Kerala’s climate response is still organised around relief and reconstruction, even though risk patterns are now predictable, mappable, and increasingly granular. Floods, landslides, heat stress, coastal erosion, and groundwater depletion are treated as episodic disasters rather than continuous financial and planning risks. The strategic opportunity for Kerala State Remote Sensing and Environment Centre lies in building climate risk zoning that directly informs policy, finance, and everyday development decisions.

 

Climate risk zoning goes beyond hazard maps. It integrates historical climate data, terrain features, land-use change, hydrology, infrastructure density, and socio-economic exposure to create fine-grained risk profiles at the ward, street, and parcel level.

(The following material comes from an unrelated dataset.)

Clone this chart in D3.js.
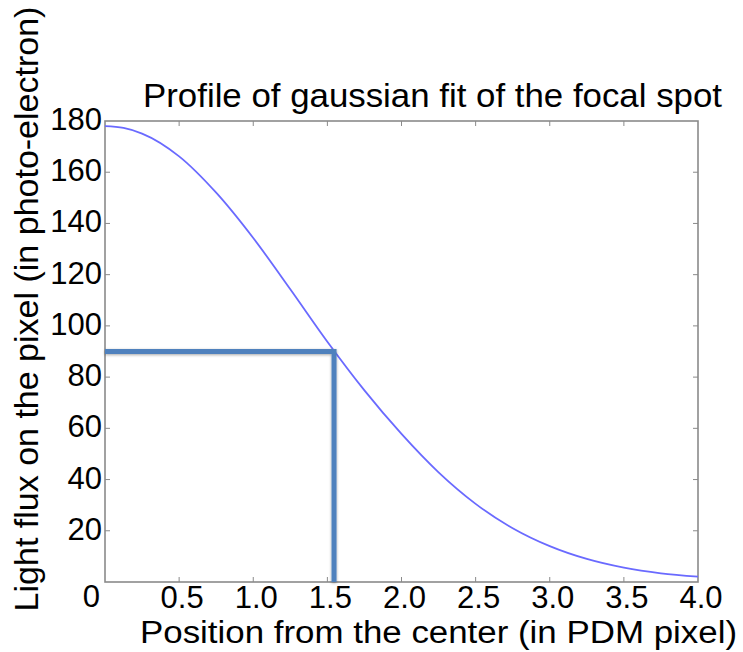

Instead of asking whether an area is flood-prone in general, the system answers more precise questions: how often, under what rainfall intensity, with what downstream impact, and at what economic cost.

 

This level of zoning has immediate policy value. Building approvals can be differentiated based on micro-risk rather than blanket regulations. Infrastructure design standards can vary by exposure level instead of using uniform norms. Public investments can be prioritised toward zones where marginal spending reduces the highest future loss. Climate adaptation stops being an abstract goal and becomes a spatially targeted strategy.

 

The financial implications are equally significant. Insurance pricing, loan tenures, collateral valuation, and public credit guarantees can all incorporate climate risk layers. When finance reflects real exposure, capital flows adjust naturally toward safer designs, resilient locations, and adaptive technologies. This reduces future public bailouts and silent asset erosion. KSREC’s zoning can become a neutral technical input that depoliticises difficult financial decisions.

 

For local governments, climate risk zoning provides political cover for long-term thinking. Restricting construction, relocating facilities, or redesigning infrastructure often attracts resistance when decisions appear arbitrary. Spatial risk evidence reframes these actions as technical necessity rather than administrative overreach. This strengthens legitimacy while reducing litigation and protest.

 

There is also a social equity dimension. Climate impacts disproportionately affect lower-income communities living in high-risk zones. Fine-grained zoning allows targeted mitigation such as drainage upgrades, cooling interventions, or relocation assistance before disasters strike. This shifts climate policy from post-event compensation to pre-emptive protection.

 

Importantly, climate risk zoning is not static. As land use changes, mitigation measures are introduced, or climate patterns evolve, zones update. This creates a living risk map rather than a one-time classification that quickly becomes obsolete. KSREC’s role is continuous calibration, not one-off publication.

 

By 2047, climate risk will be a central variable in governance, finance, and planning whether institutions prepare for it or not. If KSREC anchors climate risk zoning as a shared reference layer across the state, Kerala moves from climate reaction to climate intelligence.